I didn’t know if I believed in faith. It seemed rather convenient and opaque. It seemed woefully insufficient and simultaneously vague. I had an intellectual appreciation for its usefulness, but an (unintentional) emotional detachment.
Almost ten years ago I became a member of a multi-ethnic, intentionally diverse, community church. It was situated in a racially segregated neighborhood in a racially segregated city, and its central pillar was reconciliation. We were self-proclaimed followers of Christ who sought to reconcile those relationships that were broken—to combat personal prejudice within ourselves and to act against institutional bias within our church, city, and neighborhood.

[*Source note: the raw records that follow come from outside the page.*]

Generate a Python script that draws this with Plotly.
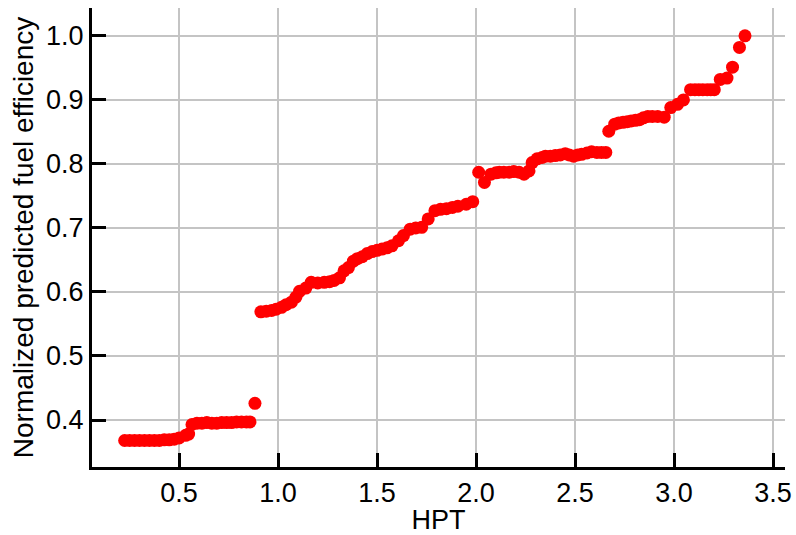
import plotly.graph_objects as go

# HPT setting and the normalized fuel efficiency predicted for it
hpt = [
    0.225, 0.25, 0.275, 0.30, 0.325, 0.35, 0.375, 0.40, 0.425, 0.45, 0.475, 0.50,
    0.533, 0.548, 0.565, 0.59, 0.615, 0.64, 0.665, 0.69, 0.715, 0.74, 0.765, 0.79,
    0.815, 0.84, 0.858, 0.883,
    0.913, 0.94, 0.967, 0.99, 1.017, 1.04, 1.067, 1.09, 1.108, 1.14, 1.167, 1.20,
    1.233, 1.26, 1.283, 1.31, 1.333, 1.355, 1.38, 1.40, 1.425, 1.45, 1.475, 1.50,
    1.525, 1.55, 1.575, 1.608, 1.633, 1.667, 1.695, 1.725, 1.758, 1.792, 1.82,
    1.85, 1.88, 1.908, 1.95, 1.983,
    2.013, 2.042, 2.075, 2.10, 2.117, 2.14, 2.167, 2.19, 2.217, 2.242, 2.267,
    2.283, 2.308, 2.333, 2.35, 2.375, 2.40, 2.425, 2.45, 2.47, 2.492, 2.513,
    2.533, 2.56, 2.583, 2.61, 2.633, 2.655,
    2.67, 2.70, 2.72, 2.742, 2.763, 2.783, 2.805, 2.825, 2.845, 2.867, 2.89,
    2.917, 2.95, 2.983, 3.017, 3.047, 3.083, 3.105, 3.125, 3.145, 3.167, 3.185,
    3.203, 3.233, 3.267, 3.295, 3.33, 3.358,
]
efficiency = [
    0.368, 0.368, 0.368, 0.368, 0.368, 0.368, 0.368, 0.368, 0.369, 0.369, 0.370, 0.372,
    0.376, 0.378, 0.393, 0.395, 0.395, 0.396, 0.395, 0.395, 0.396, 0.396, 0.396, 0.397,
    0.397, 0.397, 0.397, 0.426,
    0.569, 0.570, 0.571, 0.573, 0.576, 0.580, 0.584, 0.592, 0.601, 0.606, 0.615, 0.614,
    0.615, 0.616, 0.618, 0.622, 0.633, 0.638, 0.648, 0.652, 0.655, 0.660, 0.663, 0.665,
    0.667, 0.669, 0.672, 0.680, 0.688, 0.698, 0.700, 0.701, 0.714, 0.727, 0.729,
    0.730, 0.732, 0.734, 0.737, 0.741,
    0.787, 0.771, 0.784, 0.786, 0.787, 0.787, 0.787, 0.788, 0.787, 0.784, 0.789,
    0.802, 0.808, 0.810, 0.812, 0.812, 0.813, 0.814, 0.816, 0.814, 0.812, 0.814,
    0.815, 0.817, 0.819, 0.818, 0.818, 0.818,
    0.851, 0.862, 0.864, 0.865, 0.866, 0.867, 0.868, 0.869, 0.872, 0.874, 0.874,
    0.874, 0.873, 0.888, 0.893, 0.900, 0.916, 0.916, 0.916, 0.916, 0.916, 0.916,
    0.916, 0.932, 0.934, 0.951, 0.982, 1.000,
]

x_ticks = [0.5, 1.0, 1.5, 2.0, 2.5, 3.0, 3.5]
y_ticks = [0.4, 0.5, 0.6, 0.7, 0.8, 0.9, 1.0]

font_family = "Liberation Sans, Arial, sans-serif"

fig = go.Figure(
    go.Scatter(
        x=hpt,
        y=efficiency,
        mode="markers",
        marker=dict(color="#ff0000", size=13, line=dict(width=0)),
        hoverinfo="x+y",
    )
)

axis_common = dict(
    showline=True,
    linecolor="black",
    linewidth=3,
    mirror=False,
    ticks="inside",
    ticklen=14,
    tickwidth=2.5,
    tickcolor="black",
    showgrid=True,
    gridcolor="#c4c4c4",
    gridwidth=1.5,
    zeroline=False,
    ticklabeloverflow="allow",
    tickfont=dict(family=font_family, size=27, color="black"),
)

fig.update_xaxes(
    range=[0.06, 3.56],
    tickvals=x_ticks,
    ticktext=[f"{v:.1f}" for v in x_ticks],
    title=dict(text="HPT", font=dict(family=font_family, size=27, color="black"), standoff=4),
    **axis_common,
)
fig.update_yaxes(
    range=[0.3266, 1.0435],
    tickvals=y_ticks,
    ticktext=[f"{v:.1f}" for v in y_ticks],
    title=dict(text="Normalized predicted fuel efficiency",
               font=dict(family=font_family, size=28, color="black"), standoff=5),
    **axis_common,
)

fig.update_layout(
    width=796,
    height=535,
    margin=dict(l=92, r=4, t=8, b=66),
    paper_bgcolor="white",
    plot_bgcolor="white",
    showlegend=False,
    font=dict(family=font_family, color="black"),
)

fig.write_html("out.html")
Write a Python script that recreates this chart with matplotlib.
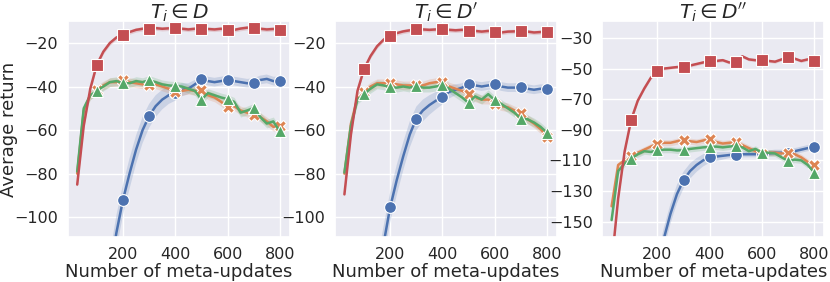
import numpy as np
import matplotlib
matplotlib.use("Agg")
import matplotlib.pyplot as plt
import seaborn as sns

sns.set_theme(style="darkgrid")

# meta-update steps (markers every 100)
steps = np.arange(25, 801, 25)

titles = [r"$T_i \in D$", r"$T_i \in D'$", r"$T_i \in D''$"]

# panel 1 : T_i in D
d1_red = [-85, -58, -41, -30, -24, -20, -17.5, -16.3, -15, -14, -13.5, -13.5, -13.2, -13.5, -13.3, -13.2,
          -13.5, -13.8, -13.5, -13.4, -13.6, -13.8, -13.5, -14, -14, -13.4, -13, -13, -13.5, -13.8, -13.6, -14]
d1_green = [-79, -50, -44, -42, -40, -38, -37.5, -38.5, -38.5, -37.5, -38, -37, -38, -39, -39.5, -39.7,
            -40, -41, -42, -46, -43, -44, -45, -45.8, -47, -52, -51, -49.8, -54, -57, -56, -60.6]
d1_orange = [-80, -51, -44, -41.5, -39.5, -38, -38, -37, -38, -38.5, -39, -39.5, -39, -40, -41, -42.5,
             -42, -41.5, -42, -41.5, -44, -45, -47, -49.4, -49, -51, -52, -52.9, -54, -56, -58.5, -58]
d1_blue = [-200, -185, -170, -155, -140, -125, -107, -92, -80, -69, -60, -53.5, -49, -46, -44, -43,
           -41.5, -41, -39, -36.5, -37.5, -38, -37.5, -37, -37.5, -38, -38.5, -38.2, -37, -36.5, -37.5, -37.5]

# panel 2 : T_i in D'
d2_red = [-89.5, -62, -42, -32, -26, -21.5, -18.5, -16.6, -15.5, -14.7, -14.2, -13.8, -13.8, -14, -13.8, -13.8,
          -14, -14.2, -14, -14.3, -14.5, -14.8, -14.5, -15, -15.2, -14.8, -14.7, -14.6, -14.8, -15.2, -15, -15]
d2_green = [-79.5, -58, -46, -43.5, -41, -39, -39.5, -40.4, -40.5, -40, -40.5, -39.8, -40.5, -40.5, -40, -39.3,
            -41, -43, -45, -47.5, -44.5, -46, -43.5, -46.3, -48, -50, -52, -54.7, -55, -56.5, -58.5, -61.2]
d2_orange = [-80, -57, -45, -42.5, -40, -38.5, -38.5, -38.5, -39, -39.5, -39.5, -39.5, -39.5, -38.5, -38, -37.8,
             -40, -41, -42, -43.5, -45, -46, -46, -47.8, -49, -49.5, -51, -52, -55, -57, -59.5, -63]
d2_blue = [-210, -195, -180, -165, -145, -128, -112, -95.4, -83, -72, -62, -54.7, -51, -48.5, -46.5, -44.7,
           -42.5, -41.5, -40.5, -38.8, -39.5, -40, -39.5, -39, -40, -40.5, -40.5, -40.4, -41, -41.5, -41, -41.2]

# panel 3 : T_i in D''
d3_red = [-178, -135, -104, -83.4, -71, -63, -56, -51.5, -50, -49.5, -49, -48.7, -48, -47, -46, -45.2,
          -45, -44.5, -46, -45.4, -42, -44, -44.5, -44.3, -45, -45.5, -44, -42.6, -43.5, -45, -44, -45]
d3_green = [-149, -117, -112, -108.8, -106, -104, -104.5, -103.4, -103, -103, -103.5, -103.4, -102.5, -102, -101.5, -101.2,
            -101, -101.5, -101, -100.5, -101.5, -104, -102.5, -104.9, -105, -105.5, -108, -110.3, -109.5, -110, -113, -118]
d3_orange = [-140, -113, -110, -107.3, -105, -103, -101, -99, -98.5, -98.5, -97.5, -96.4, -97.5, -98, -97, -95.8,
             -98, -99, -98.5, -98, -100, -102, -104, -106, -105, -105, -105.5, -105, -106, -108, -111, -113]
d3_blue = [-300, -280, -260, -240, -225, -210, -195, -180, -161, -145, -132, -122.9, -117, -113, -110, -108,
           -107.5, -107, -106.5, -106.2, -106, -106, -106, -106, -105.5, -105, -105, -105, -104, -103, -102, -101.2]

# shaded band half widths
blue_band = [8, 8, 8, 8, 8, 8, 8, 7, 7, 6.5, 6, 5.5, 5, 4.5, 4, 3.5,
             3, 2.5, 2, 2, 2, 2, 2, 2, 2, 2, 2, 2, 2, 2, 2, 2]
band_other = {"red": 1.0, "orange": 2.0, "green": 2.0}

panels = [
    (d1_blue, d1_orange, d1_green, d1_red),
    (d2_blue, d2_orange, d2_green, d2_red),
    (d3_blue, d3_orange, d3_green, d3_red),
]
ylims = [(-109, -10), (-109, -10), (-160, -19)]
yticks = [[-100, -80, -60, -40, -20], [-100, -80, -60, -40, -20], [-150, -130, -110, -90, -70, -50, -30]]

pal = sns.color_palette("deep")
colors = {"blue": pal[0], "orange": pal[1], "green": pal[2], "red": pal[3]}
markers = {"blue": "o", "orange": "X", "green": "^", "red": "s"}
mark_idx = list(range(3, len(steps), 4))

fig, axes = plt.subplots(1, 3, figsize=(8.3, 2.82), dpi=100)
fig.subplots_adjust(left=0.082, right=0.993, top=0.925, bottom=0.16, wspace=0.205)

for ax, series, title, yl, yt in zip(axes, panels, titles, ylims, yticks):
    for name, vals in zip(["blue", "orange", "green", "red"], series):
        vals = np.array(vals)
        hw = np.array(blue_band) if name == "blue" else band_other[name]
        ax.fill_between(steps, vals - hw, vals + hw, color=colors[name], alpha=0.2, lw=0)
        ax.plot(steps, vals, color=colors[name], lw=1.8, marker=markers[name],
                markevery=mark_idx, markersize=8.5 if name != "orange" else 9,
                markeredgecolor="white", markeredgewidth=0.8)
    ax.set_xlim(-10, 838)
    ax.set_ylim(*yl)
    ax.set_xticks([200, 400, 600, 800])
    ax.set_yticks(yt)
    ax.tick_params(labelsize=11.5, pad=1)
    ax.set_title(title, fontsize=14.5, pad=2)
    ax.set_xlabel("Number of meta-updates", fontsize=13, labelpad=1)

axes[0].set_ylabel("Average return", fontsize=13)
axes[0].yaxis.set_label_coords(-0.225, 0.5)

fig.savefig("out.png", dpi=100)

I was new to faith, new to church, and new to the language of Believers.
It (both the neighborhood and the city) was categorized by violence, but was slowly becoming gentrified in specific and predictable pockets. Conflict was slowly brewing between indigenous communities and recent transplants, those who were presumably ignorant of the distinctive, complex history of their new neighborhood.
I was attracted to reconciliation. I understood it. I knew what, in me, felt broken. I knew who and what was in conflict in the larger world. Aspiring for reconciliation meant intentional community—making a commitment to identify and to resolve conflict among groups: men in conflict with women, “authentic” versus inauthentic Christians.
As a transplant to Chicago and a transplant to the neighborhood I had an intellectual appreciation for the struggle, but an (unintentional) emotional detachment.
The night was Chicago cold. The breeze, the thickness of the chill, and the wind sent a shiver from the tips of my ears to the edges of my toes. We had walked for hours, walked for miles. I had fallen in love within 48 hours, but I hadn’t said it. I wasn’t romantic. I wasn’t even passionate (not about love, at least). I was dogmatic and practical, rationalizing this new, first, unexplained, and unexpected love.
I was tired of walking, but knew we had to keep going. We’d had a misunderstanding a few hours before—arguably, our first misunderstanding—and now as we walked, I counted the steps as my feet grazed the pavement. I listened for changes in his pace, in his posture, and in his tone. I measured the space between our silence.
As we rounded the curve he asked me to stop for a second. He took my face squarely in his hands, both hands holding my face so that my eyes firmly met his. I blushed and turned away, but he said my name with such earnestness and intensity that it made me stop and meet his eyes.
I gulped. I could have counted how many times he’d said my full, first name. “Anjeanette. I love you. I’ve loved you since I first met you, but I wanted to wait to say it. I wanted to wait until I had no doubt and no question that it was real.” (I have a fleeting, but randomly triggered hatred for my name, but in that moment on his lips, it had never sounded so sweet.)
It had been years since I’d left the church. I’d transitioned from an inconspicuous atheist to a mild-mannered agnostic to an outspoken Believer, and back to an apologetic agnostic again. In that ten-year span, I had committed to Church and made a commitment to a church—of my own volition and in my own time. I’d been baptized as an adult, for the first time. Although I’d, thankfully, been overlooked by tragedy, I’d still been plagued with momentary crises of faith. I’d left the church, found a new one, left again, gave up on religion, and sought out God. I’d started, but had never finished asking, the questions I once had.
I didn’t know if I believed in love. Like faith, it seemed rather convenient and opaque. It seemed woefully insufficient and simultaneously vague. If love did exist, it would have to reconcile my faith in God and my disappointment in Christians. It would have to reconcile my insecurity and my arrogance. It would have to cure cancer and bring back the 90s. It would have to fundamentally and completely change the world as I knew it. I had an intellectual appreciation for love, but an (unintentional) emotional detachment.
He asked me about faith, and I felt myself wince—debating what was the most acceptable but non-descriptive digression. He was direct, almost curt. Philly militant, Philly proud.
No, love wouldn’t cure cancer or restore my faith in God. It wouldn’t reconcile my insecurity or end systemic and institutionalized oppression. But it wasn’t convenient, insufficient, or opaque.